__Recorded data__:
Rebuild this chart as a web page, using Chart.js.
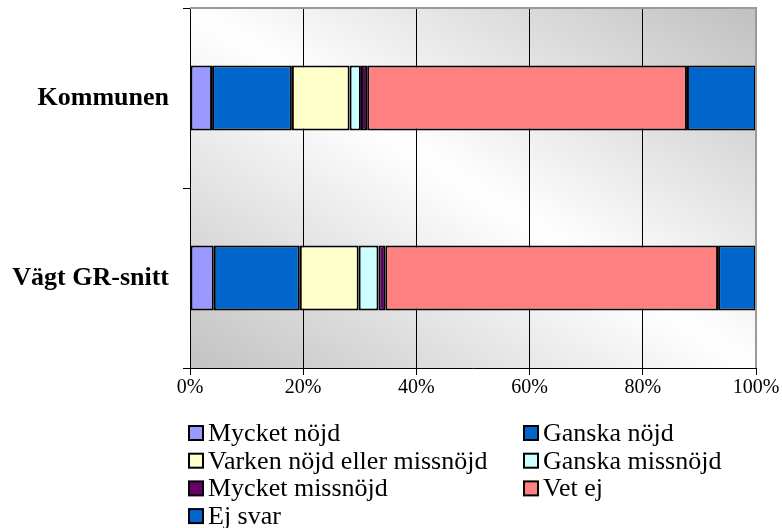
<!DOCTYPE html>
<html><head><meta charset="utf-8">
<script src="https://cdn.jsdelivr.net/npm/chart.js@4/dist/chart.umd.min.js"></script>
<style>html,body{margin:0;padding:0;background:#fff}#wrap{width:782px;height:528px;position:relative}</style>
</head><body><div id="wrap"><canvas id="c" width="782" height="528"></canvas></div>
<script>
const categories = ['Kommunen', 'Vägt GR-snitt'];
const seriesNames = ['Mycket nöjd', 'Ganska nöjd', 'Varken nöjd eller missnöjd', 'Ganska missnöjd', 'Mycket missnöjd', 'Vet ej', 'Ej svar'];
const mycketNojd = [3.9, 4.2];
const ganskaNojd = [14.1, 15.2];
const varken = [10.2, 10.4];
const ganskaMissnojd = [2.0, 3.5];
const mycketMissnojd = [1.1, 1.2];
const vetEj = [56.5, 58.8];
const ejSvar = [12.2, 6.7];
const xTicks = [0, 20, 40, 60, 80, 100];
const colors = ['#9999FF', '#0066CC', '#FFFFCC', '#CCFFFF', '#660066', '#FF8080', '#0066CC'];
const seriesValues = [mycketNojd, ganskaNojd, varken, ganskaMissnojd, mycketMissnojd, vetEj, ejSvar];

const FONT = "'Liberation Serif', 'Times New Roman', serif";

const bgPlugin = {
  id: 'bg',
  beforeDraw(chart) {
    const {ctx, chartArea: a} = chart;
    const W = a.right - a.left, H = a.bottom - a.top;
    ctx.save();
    ctx.translate(a.left, a.top);
    ctx.scale(W, H);
    const g = ctx.createLinearGradient(0, 1, 1, 0);
    g.addColorStop(0, '#c2c2c2');
    g.addColorStop(0.5, '#ffffff');
    g.addColorStop(1, '#c0c0c0');
    ctx.fillStyle = g;
    ctx.fillRect(0, 0, 1, 1);
    ctx.restore();
  },
  afterDatasetsDraw(chart) {
    const {ctx, chartArea: a} = chart;
    ctx.save();
    ctx.strokeStyle = '#9a9a9a';
    ctx.lineWidth = 2;
    ctx.beginPath();
    ctx.moveTo(a.left, a.top);
    ctx.lineTo(a.right, a.top);
    ctx.lineTo(a.right, a.bottom);
    ctx.stroke();
    ctx.restore();
  }
};

const legendPlugin = {
  id: 'gridLegend',
  afterDraw(chart) {
    const {ctx, chartArea: a} = chart;
    const ds = chart.data.datasets;
    const colX = [a.left - 2, a.left + 333];
    const rowY0 = a.bottom + 65, rowH = 27.7;
    ctx.save();
    ctx.font = '26px ' + FONT;
    ctx.textBaseline = 'middle';
    ctx.textAlign = 'left';
    ds.forEach((d, i) => {
      const x = colX[i % 2];
      const y = rowY0 + Math.floor(i / 2) * rowH;
      ctx.fillStyle = d.backgroundColor;
      ctx.fillRect(x + 1, y - 7, 14, 14);
      ctx.strokeStyle = '#000';
      ctx.lineWidth = 2;
      ctx.strokeRect(x + 1, y - 7, 14, 14);
      ctx.fillStyle = '#000';
      ctx.fillText(d.label, x + 20, y + 1);
    });
    ctx.restore();
  }
};

new Chart(document.getElementById('c'), {
  type: 'bar',
  data: {
    labels: categories,
    datasets: seriesNames.map((n, i) => ({
      label: n,
      data: seriesValues[i],
      backgroundColor: colors[i],
      borderColor: '#000',
      borderWidth: 2,
      borderSkipped: false,
      barPercentage: 0.36,
      categoryPercentage: 1.0
    }))
  },
  options: {
    indexAxis: 'y',
    responsive: false,
    animation: false,
    devicePixelRatio: 1,
    layout: {padding: {top: 8, right: 26, bottom: 120, left: 0}},
    plugins: {legend: {display: false}, tooltip: {enabled: false}},
    scales: {
      x: {
        stacked: true,
        min: 0, max: 100,
        afterBuildTicks(s) { s.ticks = xTicks.map(v => ({value: v})); },
        afterFit(s) { s.height = 40; s.paddingLeft = 0; s.paddingRight = 0; },
        ticks: {
          callback: v => v + '%',
          font: {family: FONT, size: 20},
          color: '#000',
          padding: 1,
          maxRotation: 0
        },
        grid: {
          color: ctx => (ctx.tick && ctx.tick.value === 100) ? '#9a9a9a' : '#000',
          lineWidth: 1,
          tickLength: 7,
          tickColor: '#000',
          drawOnChartArea: true
        },
        border: {display: true, color: '#000', width: 1}
      },
      y: {
        stacked: true,
        afterFit(s) { s.width = 190; s.paddingTop = 0; s.paddingBottom = 0; },
        ticks: {
          font: {family: FONT, size: 26, weight: 'bold'},
          color: '#000',
          padding: 14
        },
        grid: {
          offset: true,
          drawOnChartArea: false,
          tickLength: 7,
          color: '#000'
        },
        border: {display: true, color: '#000', width: 1}
      }
    }
  },
  plugins: [bgPlugin, legendPlugin]
});
</script></body></html>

__Direction__: From the listing, extract all text exactly as given and drop any picture.

__Output below__:
Rebuild this chart as a web page, using Chart.js.
<!DOCTYPE html>
<html><head><meta charset="utf-8">
<script src="https://cdn.jsdelivr.net/npm/chart.js@4/dist/chart.umd.min.js"></script>
<style>html,body{margin:0;padding:0;background:#fff}#wrap{width:782px;height:528px;position:relative}</style>
</head><body><div id="wrap"><canvas id="c" width="782" height="528"></canvas></div>
<script>
const categories = ['Kommunen', 'Vägt GR-snitt'];
const seriesNames = ['Mycket nöjd', 'Ganska nöjd', 'Varken nöjd eller missnöjd', 'Ganska missnöjd', 'Mycket missnöjd', 'Vet ej', 'Ej svar'];
const mycketNojd = [3.9, 4.2];
const ganskaNojd = [14.1, 15.2];
const varken = [10.2, 10.4];
const ganskaMissnojd = [2.0, 3.5];
const mycketMissnojd = [1.1, 1.2];
const vetEj = [56.5, 58.8];
const ejSvar = [12.2, 6.7];
const xTicks = [0, 20, 40, 60, 80, 100];
const colors = ['#9999FF', '#0066CC', '#FFFFCC', '#CCFFFF', '#660066', '#FF8080', '#0066CC'];
const seriesValues = [mycketNojd, ganskaNojd, varken, ganskaMissnojd, mycketMissnojd, vetEj, ejSvar];

const FONT = "'Liberation Serif', 'Times New Roman', serif";

const bgPlugin = {
  id: 'bg',
  beforeDraw(chart) {
    const {ctx, chartArea: a} = chart;
    const W = a.right - a.left, H = a.bottom - a.top;
    ctx.save();
    ctx.translate(a.left, a.top);
    ctx.scale(W, H);
    const g = ctx.createLinearGradient(0, 1, 1, 0);
    g.addColorStop(0, '#c2c2c2');
    g.addColorStop(0.5, '#ffffff');
    g.addColorStop(1, '#c0c0c0');
    ctx.fillStyle = g;
    ctx.fillRect(0, 0, 1, 1);
    ctx.restore();
  },
  afterDatasetsDraw(chart) {
    const {ctx, chartArea: a} = chart;
    ctx.save();
    ctx.strokeStyle = '#9a9a9a';
    ctx.lineWidth = 2;
    ctx.beginPath();
    ctx.moveTo(a.left, a.top);
    ctx.lineTo(a.right, a.top);
    ctx.lineTo(a.right, a.bottom);
    ctx.stroke();
    ctx.restore();
  }
};

const legendPlugin = {
  id: 'gridLegend',
  afterDraw(chart) {
    const {ctx, chartArea: a} = chart;
    const ds = chart.data.datasets;
    const colX = [a.left - 2, a.left + 333];
    const rowY0 = a.bottom + 65, rowH = 27.7;
    ctx.save();
    ctx.font = '26px ' + FONT;
    ctx.textBaseline = 'middle';
    ctx.textAlign = 'left';
    ds.forEach((d, i) => {
      const x = colX[i % 2];
      const y = rowY0 + Math.floor(i / 2) * rowH;
      ctx.fillStyle = d.backgroundColor;
      ctx.fillRect(x + 1, y - 7, 14, 14);
      ctx.strokeStyle = '#000';
      ctx.lineWidth = 2;
      ctx.strokeRect(x + 1, y - 7, 14, 14);
      ctx.fillStyle = '#000';
      ctx.fillText(d.label, x + 20, y + 1);
    });
    ctx.restore();
  }
};

new Chart(document.getElementById('c'), {
  type: 'bar',
  data: {
    labels: categories,
    datasets: seriesNames.map((n, i) => ({
      label: n,
      data: seriesValues[i],
      backgroundColor: colors[i],
      borderColor: '#000',
      borderWidth: 2,
      borderSkipped: false,
      barPercentage: 0.36,
      categoryPercentage: 1.0
    }))
  },
  options: {
    indexAxis: 'y',
    responsive: false,
    animation: false,
    devicePixelRatio: 1,
    layout: {padding: {top: 8, right: 26, bottom: 120, left: 0}},
    plugins: {legend: {display: false}, tooltip: {enabled: false}},
    scales: {
      x: {
        stacked: true,
        min: 0, max: 100,
        afterBuildTicks(s) { s.ticks = xTicks.map(v => ({value: v})); },
        afterFit(s) { s.height = 40; s.paddingLeft = 0; s.paddingRight = 0; },
        ticks: {
          callback: v => v + '%',
          font: {family: FONT, size: 20},
          color: '#000',
          padding: 1,
          maxRotation: 0
        },
        grid: {
          color: ctx => (ctx.tick && ctx.tick.value === 100) ? '#9a9a9a' : '#000',
          lineWidth: 1,
          tickLength: 7,
          tickColor: '#000',
          drawOnChartArea: true
        },
        border: {display: true, color: '#000', width: 1}
      },
      y: {
        stacked: true,
        afterFit(s) { s.width = 190; s.paddingTop = 0; s.paddingBottom = 0; },
        ticks: {
          font: {family: FONT, size: 26, weight: 'bold'},
          color: '#000',
          padding: 14
        },
        grid: {
          offset: true,
          drawOnChartArea: false,
          tickLength: 7,
          color: '#000'
        },
        border: {display: true, color: '#000', width: 1}
      }
    }
  },
  plugins: [bgPlugin, legendPlugin]
});
</script></body></html>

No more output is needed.